Choosing to Live at Home
You don't need to stay in a nursing home to get good care.
May 8, 2000 -- When Sharon Miles' elderly mother grew frail a dozen years ago in Albuquerque, mother and daughter had a problem. "I was taking care of her with no support system here in town," says Sharon Miles. "It was overwhelming. She needed help bathing, eating, getting around. Finally, I had to place her in a nursing home even though neither of us wanted that." It was one of the toughest decisions Miles had ever made.
"Now, by contrast, people don't have to do that until it's really necessary," she says. Staying at home, or "aging in place," as it has become known, while not necessarily inexpensive, is becoming increasingly feasible for many older people. And Miles herself has become part of the solution.

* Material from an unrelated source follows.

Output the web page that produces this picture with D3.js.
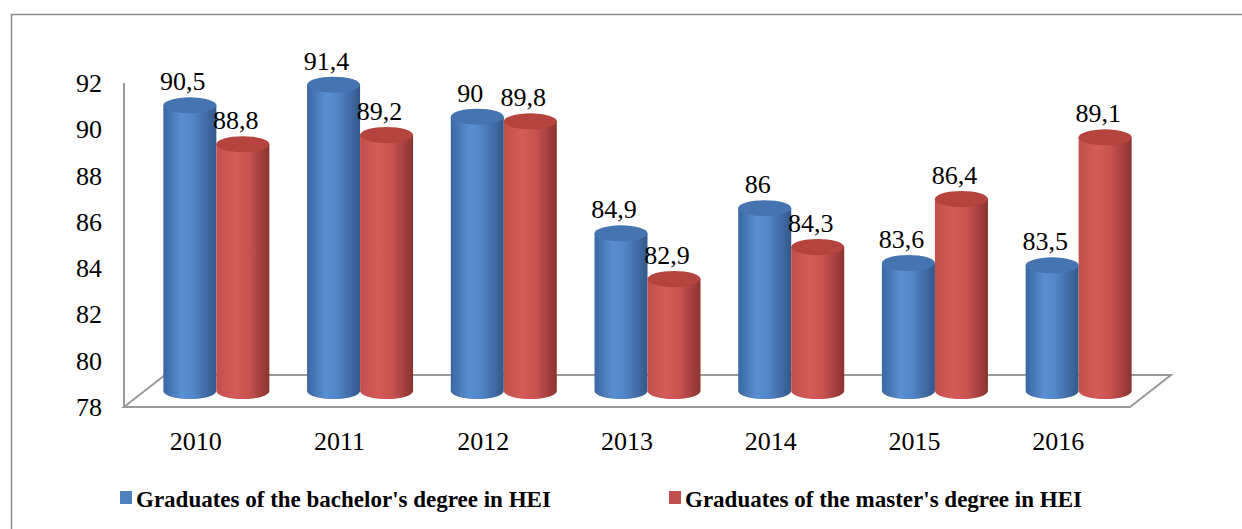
<!DOCTYPE html>
<html>
<head>
<meta charset="utf-8">
<script src="https://cdn.jsdelivr.net/npm/d3@7"></script>
</head>
<body style="margin:0; background:#fff">
<script>
var years = ["2010", "2011", "2012", "2013", "2014", "2015", "2016"];
var bachelor = [90.5, 91.4, 90, 84.9, 86, 83.6, 83.5];
var master = [88.8, 89.2, 89.8, 82.9, 84.3, 86.4, 89.1];
var yTicks = [78, 80, 82, 84, 86, 88, 90, 92];
var seriesNames = ["Graduates of the bachelor's degree in HEI", "Graduates of the master's degree in HEI"];

var full_width = 1242, full_height = 529;
var depth = {'dx': 41, 'dy': -32};
var serif = "'Liberation Serif', monospace";

var svg = d3.select("body").append("svg")
            .attr("width", full_width)
            .attr("height", full_height);

// outer frame
svg.append("rect")
   .attr("x", 11.5).attr("y", 14.5)
   .attr("width", 1300).attr("height", 600)
   .attr("fill", "none")
   .attr("stroke", "#8c8c8c")
   .attr("stroke-width", 1.5);

// scales
var x = d3.scaleBand().domain(years).range([124, 1130]);
var y = d3.scaleLinear().domain([78, 92]).range([407, 83]);   // front axis
var yBar = d3.scaleLinear().domain([78, 92]).range([391, 71]); // bars sit mid-depth

var defs = svg.append("defs");
function addGrad(id, stops){
    var g = defs.append("linearGradient").attr("id", id)
                .attr("x1", "0%").attr("x2", "100%").attr("y1", "0%").attr("y2", "0%");
    stops.forEach(s => g.append("stop").attr("offset", s[0]).attr("stop-color", s[1]));
}
addGrad("gBlue", [["0%", "#3b67a2"], ["35%", "#5a8ed2"], ["55%", "#5487ca"], ["100%", "#33588a"]]);
addGrad("gRed", [["0%", "#c34f4c"], ["35%", "#d35c59"], ["60%", "#c9534f"], ["100%", "#8a3331"]]);
var topColor = ["#4674b0", "#b5443f"];
var bodyFill = ["url(#gBlue)", "url(#gRed)"];

// floor
var floorPts = [[124, 407], [124 + depth.dx, 407 + depth.dy], [1130 + depth.dx, 407 + depth.dy], [1130, 407]];
svg.append("polygon")
   .attr("points", floorPts.map(p => p.join(",")).join(" "))
   .attr("fill", "#fff")
   .attr("stroke", "#9a9a9a")
   .attr("stroke-width", 2);

// vertical axis line
svg.append("line")
   .attr("x1", 124).attr("x2", 124)
   .attr("y1", y(92)).attr("y2", y(78))
   .attr("stroke", "#9a9a9a").attr("stroke-width", 2);

// y tick labels
svg.selectAll(".ytick")
   .data(yTicks)
   .enter().append("text")
   .attr("class", "ytick")
   .attr("x", 102)
   .attr("y", d => y(d) + 9)
   .attr("text-anchor", "end")
   .style("font-size", "26px")
   .style("font-family", serif)
   .text(d => d);

// x labels
svg.selectAll(".xlab")
   .data(years)
   .enter().append("text")
   .attr("class", "xlab")
   .attr("x", d => x(d) + x.bandwidth() / 2)
   .attr("y", 450)
   .attr("text-anchor", "middle")
   .style("font-size", "26px")
   .style("font-family", serif)
   .text(d => d);

// cylinders
var rx = 26.5, ry = 8;
var bars = [];
years.forEach((yr, i) => {
    var mid = x(yr) + x.bandwidth() / 2 + depth.dx / 2;
    bars.push({'year': yr, 's': 0, 'v': bachelor[i], 'cx': mid - rx});
    bars.push({'year': yr, 's': 1, 'v': master[i], 'cx': mid + rx});
});

var cyl = svg.selectAll(".cyl")
             .data(bars)
             .enter().append("g")
             .attr("class", "cyl");

cyl.append("path")
   .attr("d", d => {
       var yt = yBar(d.v), yb = yBar(78);
       return "M" + (d.cx - rx) + "," + yt +
              " L" + (d.cx - rx) + "," + yb +
              " A" + rx + " " + ry + " 0 0 0 " + (d.cx + rx) + "," + yb +
              " L" + (d.cx + rx) + "," + yt + " Z";
   })
   .attr("fill", d => bodyFill[d.s]);

cyl.append("ellipse")
   .attr("cx", d => d.cx)
   .attr("cy", d => yBar(d.v))
   .attr("rx", rx).attr("ry", ry)
   .attr("fill", d => topColor[d.s]);

// data labels
svg.selectAll(".dlab")
   .data(bars)
   .enter().append("text")
   .attr("class", "dlab")
   .attr("x", d => d.cx - 7)
   .attr("y", d => yBar(d.v) - ry - 7)
   .attr("text-anchor", "middle")
   .style("font-size", "26px")
   .style("font-family", serif)
   .text(d => String(d.v).replace(".", ","));

// legend
var legX = [120, 669];
var leg = svg.selectAll(".leg")
             .data(seriesNames)
             .enter().append("g")
             .attr("class", "leg")
             .attr("transform", (d, i) => "translate(" + legX[i] + ",491)");
leg.append("rect")
   .attr("width", 12).attr("height", 13)
   .attr("fill", (d, i) => ["#4f81bd", "#c0504d"][i]);
leg.append("text")
   .attr("x", 16).attr("y", 16)
   .style("font-size", "23px")
   .style("font-weight", "bold")
   .style("font-family", serif)
   .text(d => d);
</script>
</body>
</html>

After the experience with her mother, Miles returned to school for a degree in social work, with course work in gerontology, and gained experience arranging care for seniors at an HMO. Then, as a member of the relatively new profession of geriatric care managers, she formed her own company. Her current clients, most of them in their mid-80s, all live at home with outside help -- coordinated by Miles.
Putting Together a Plan
As a member of the National Association of Professional Geriatric Care Managers, Miles specializes in helping seniors live independently for as long as possible in their own homes -- which, according to the American Association of Retired Persons (AARP), is what 85% of them want to do. Care managers can assess what's needed, arrange for services, help with legal, financial, and insurance issues, coordinate various government, private, and community services, offer counseling, and act as a liaison for distant families.